The Secret Service has “hundreds” of investigations into international criminal syndicates suspected of stealing taxpayers’ money from pandemic relief programs, the agency’s top coronavirus official told Congress on Tuesday.
But he and other federal investigators also said they can’t yet say how much of the trillions of dollars paid out in relief was fraudulent.
“We are nowhere near a full understanding of the fraud landscape,” said Hannibal “Mike” Ware, the inspector general at the Small Business Administration, which doled out more than $1.3 trillion in loans.
Estimates by outside analysts run deep into the hundreds of billions of dollars, with perhaps $250 billion alone stolen from the $900 billion in pandemic unemployment benefits. Haywood Talcove, CEO of government business at LexisNexis Risk Solutions, figures a majority of that flowed to overseas actors.
Little of it has been clawed back.
Roy Dotson, the Secret Service’s pandemic fraud recovery coordinator, said they’ve seized $1.26 billion and only a “slight amount” was from international fraudsters.
“Anything we can recover we will recover. Obviously, when it leaves the United States and goes international it makes our job tougher,” he said.
The officials described a government wholly unprepared for the massive spending Congress pumped into the economy in the early months of the pandemic. The money helped keep the economy afloat, but also lined the pockets of fraudsters — including some syndicates connected with America’s adversaries such as Russia and Iran.
Michael E. Horowitz, inspector general at the Justice Department and head of the Pandemic Response Advisory Committee, said a key anti-fraud analytics tool built for the Obama-era economic stimulus spending was allowed to lapse in 2015. When the COVID-19 pandemic struck, they had to rebuild that tool from scratch, at a cost of $40 million.
The tool allows comparisons of massive sets of data, such as addresses, telephone numbers and Social Security numbers associated with relief requests.
“We’ve identified well over 1 million suspiciously used Social Security numbers for multiple applications,” Mr. Horowitz said.
One Social Security number has shown up in pandemic unemployment applications in 29 states. And a single telephone number was used for 1,400 Paycheck Protection Program loans from the Small Business Administration.
“We shouldn’t have 29 states giving benefits to the same Social Security number,” Mr. Horowitz said.
He said tools to stop bogus payments on the front end are important, but now investigators need more money to go after fraud. He said investments in the inspector general offices can deliver a 15-fold return on investment in fraudulent claims blocked or recovered.
He also warned that Congress needs to change the law and extend a statute of limitations for prosecuting fraud from small business loan programs.

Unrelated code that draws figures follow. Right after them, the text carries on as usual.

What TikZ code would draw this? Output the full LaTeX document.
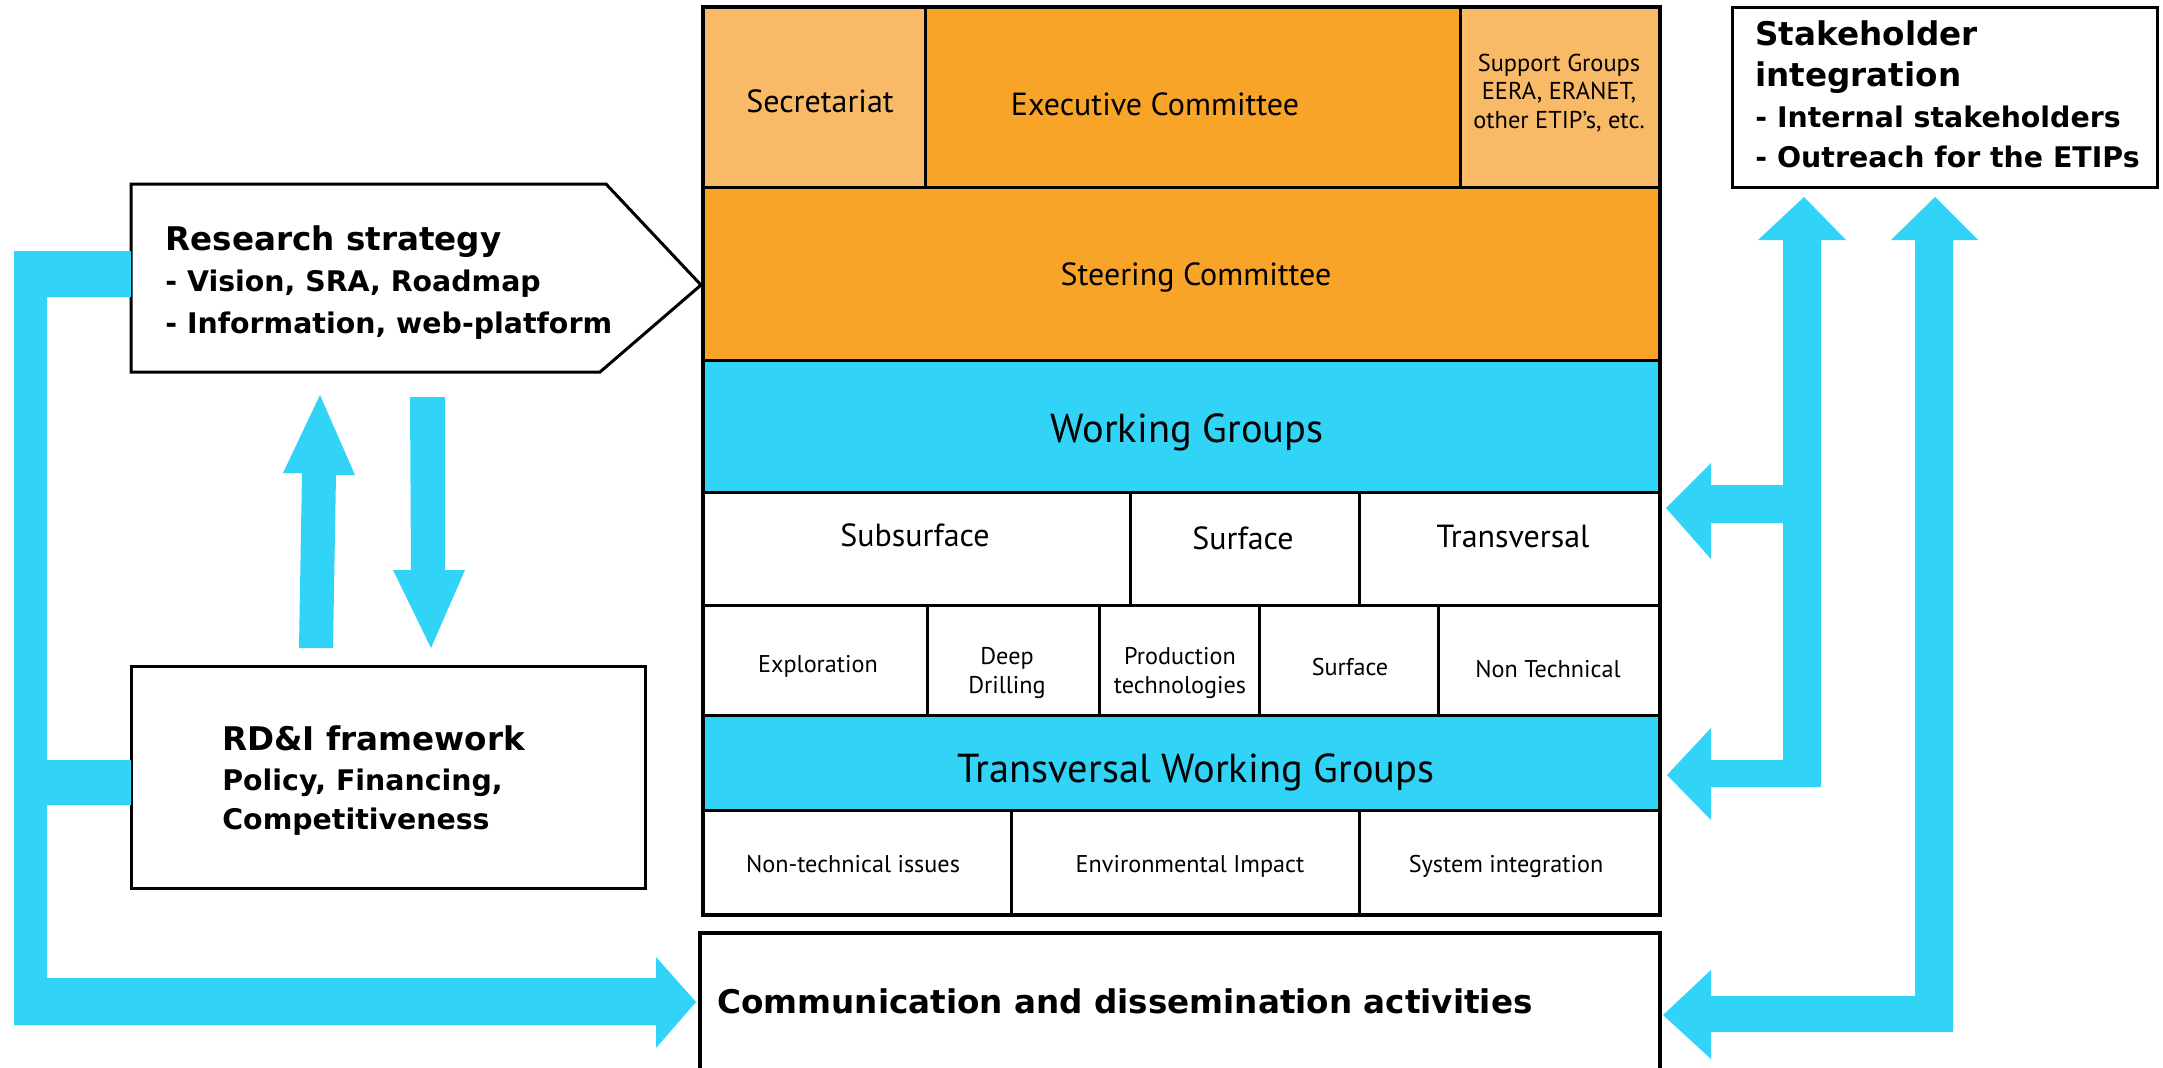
\documentclass[tikz,border=0pt]{standalone}
\usepackage{fontspec}
\setmainfont{PT Sans}
\newfontfamily\dvs{DejaVu Sans}
\definecolor{skyb}{RGB}{49,211,247}
\definecolor{orgd}{RGB}{247,164,41}
\definecolor{orgl}{RGB}{248,186,103}
\tikzset{
  cellbox/.style={draw=black,line width=1.5pt},
  outerbox/.style={draw=black,line width=2pt},
  fatarrow/.style={fill=skyb,draw=none},
  bt/.style={anchor=base west,inner sep=0pt,font=\dvs\bfseries\fontsize{14.2}{17}\selectfont},
  bth/.style={anchor=base west,inner sep=0pt,font=\dvs\bfseries\fontsize{16.3}{19}\selectfont},
  mt/.style={anchor=base,inner sep=0pt,font=\fontsize{16}{18}\selectfont},
  lt/.style={anchor=base,inner sep=0pt,font=\fontsize{20.2}{22}\selectfont},
  st/.style={anchor=base,inner sep=0pt,font=\fontsize{12.1}{14}\selectfont},
  xt/.style={anchor=base,inner sep=0pt,font=\fontsize{12.2}{13}\selectfont},
}
\begin{document}
\begin{tikzpicture}[x=0.5pt,y=-0.5pt]
\useasboundingbox[fill=white] (0,0) rectangle (2163,1067);

% ---------- central column cells ----------
\path[cellbox,fill=orgl] (703,7) rectangle (925,187);
\path[cellbox,fill=orgd] (925,7) rectangle (1460,187);
\path[cellbox,fill=orgl] (1460,7) rectangle (1660,187);
\path[cellbox,fill=orgd] (703,187) rectangle (1660,360);
\path[cellbox,fill=skyb] (703,360) rectangle (1660,492);
\path[cellbox,fill=white] (703,492) rectangle (1130,605);
\path[cellbox,fill=white] (1130,492) rectangle (1359,605);
\path[cellbox,fill=white] (1359,492) rectangle (1660,605);
\path[cellbox,fill=white] (703,605) rectangle (927,715);
\path[cellbox,fill=white] (927,605) rectangle (1099,715);
\path[cellbox,fill=white] (1099,605) rectangle (1259,715);
\path[cellbox,fill=white] (1259,605) rectangle (1438,715);
\path[cellbox,fill=white] (1438,605) rectangle (1660,715);
\path[cellbox,fill=skyb] (703,715) rectangle (1660,810);
\path[cellbox,fill=white] (703,810) rectangle (1011,915);
\path[cellbox,fill=white] (1011,810) rectangle (1359,915);
\path[cellbox,fill=white] (1359,810) rectangle (1660,915);
\path[outerbox] (703,7) rectangle (1660,915);

\node[mt] (sec) at (820,112) {Secretariat};
\node[mt] (exec) at (1155,115) {Executive Committee};
\node[xt] (sup1) at (1559,71) {Support Groups};
\node[xt] (sup2) at (1559,99) {EERA, ERANET,};
\node[xt] (sup3) at (1559,128) {other ETIP’s, etc.};
\node[mt] (steer) at (1196,285) {Steering Committee};
\node[lt] (wg) at (1187,442) {Working Groups};
\node[mt] (subs) at (915,546) {Subsurface};
\node[mt] (surf) at (1243,549) {Surface};
\node[mt] (trans) at (1513,547) {Transversal};
\node[st] (expl) at (818,672) {Exploration};
\node[st] (deep1) at (1007,664) {Deep};
\node[st] (deep2) at (1007,693) {Drilling};
\node[st] (prod1) at (1180,664) {Production};
\node[st] (prod2) at (1180,693) {technologies};
\node[st] (surf2) at (1350,675) {Surface};
\node[st] (nontech) at (1548,677) {Non Technical};
\node[lt] (twg) at (1196,782) {Transversal Working Groups};
\node[st] (nti) at (853,872) {Non-technical issues};
\node[st] (env) at (1190,872) {Environmental Impact};
\node[st] (sysint) at (1506,872) {System integration};

% ---------- communication box ----------
\path[outerbox,fill=white] (700,933) rectangle (1660,1090);
\node[bth] (comm) at (717,1013) {Communication and dissemination activities};

% ---------- research strategy ----------
\path[draw=black,line width=1.5pt,fill=white,line join=miter]
  (131,184) -- (606,184) -- (701,285) -- (600,372) -- (131,372) -- cycle;
\node[bth] (rs1) at (165,250) {Research strategy};
\node[bt] (rs2) at (165,291) {- Vision, SRA, Roadmap};
\node[bt] (rs3) at (165,333) {- Information, web-platform};

% ---------- RD&I framework ----------
\path[draw=black,line width=1.5pt,fill=white] (131,666) rectangle (645,888);
\node[bth] (rd1) at (222,750) {RD\&I framework};
\node[bt] (rd2) at (222,790) {Policy, Financing,};
\node[bt] (rd3) at (222,829) {Competitiveness};

% ---------- stakeholder integration ----------
\path[draw=black,line width=1.5pt,fill=white] (1732,7) rectangle (2157,187);
\node[bth] (sh1) at (1755,45) {Stakeholder};
\node[bth] (sh2) at (1755,86) {integration};
\node[bt] (sh3) at (1755,127) {- Internal stakeholders};
\node[bt] (sh4) at (1755,167) {- Outreach for the ETIPs};

% ---------- fat blue arrows ----------
% left loop
\path[fatarrow] (14,251) -- (131,251) -- (131,297) -- (47,297) -- (47,760)
  -- (131,760) -- (131,805) -- (47,805) -- (47,978) -- (656,978) -- (656,957)
  -- (696,1002) -- (656,1048) -- (656,1025) -- (14,1025) -- cycle;
% up arrow
\path[fatarrow] (299,648) -- (302,473) -- (283,473) -- (320,395) -- (355,475)
  -- (336,475) -- (333,648) -- cycle;
% down arrow
\path[fatarrow] (410,397) -- (445,397) -- (445,570) -- (465,570) -- (431,648)
  -- (393,570) -- (411,570) -- cycle;
% right arrow 1
\path[fatarrow] (1804,197) -- (1846,240) -- (1821,240) -- (1821,787) -- (1711,787)
  -- (1711,820) -- (1667,775) -- (1711,728) -- (1711,760) -- (1783,760)
  -- (1783,523) -- (1711,523) -- (1711,559) -- (1666,508) -- (1711,463)
  -- (1711,485) -- (1783,485) -- (1783,240) -- (1758,240) -- cycle;
% right arrow 2
\path[fatarrow] (1935,197) -- (1978,240) -- (1953,240) -- (1953,1032) -- (1711,1032)
  -- (1711,1059) -- (1663,1015) -- (1711,970) -- (1711,996) -- (1915,996)
  -- (1915,240) -- (1891,240) -- cycle;
\end{tikzpicture}
\end{document}
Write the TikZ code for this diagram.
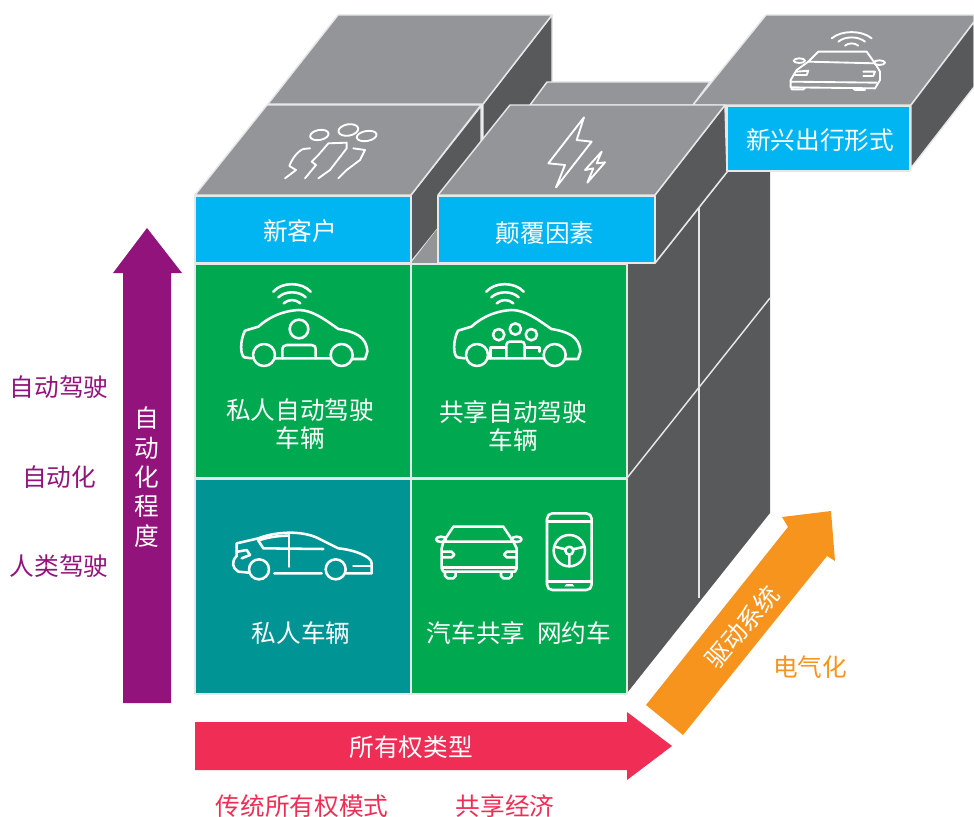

Current law only allows a five-year window, and investigators are already into the third year for many applications.
Legislation has already cleared the House, and Mr. Horowitz urged senators to follow through.
The officials were testifying to the Select Subcommittee on the Coronavirus Crisis.
Lawmakers in both parties said the need for speed in getting money out the door trumped controls.
“The greatest country on earth can do better than this in distributing a huge amount of money,” said Rep. Jamie Raskin, Maryland Democrat.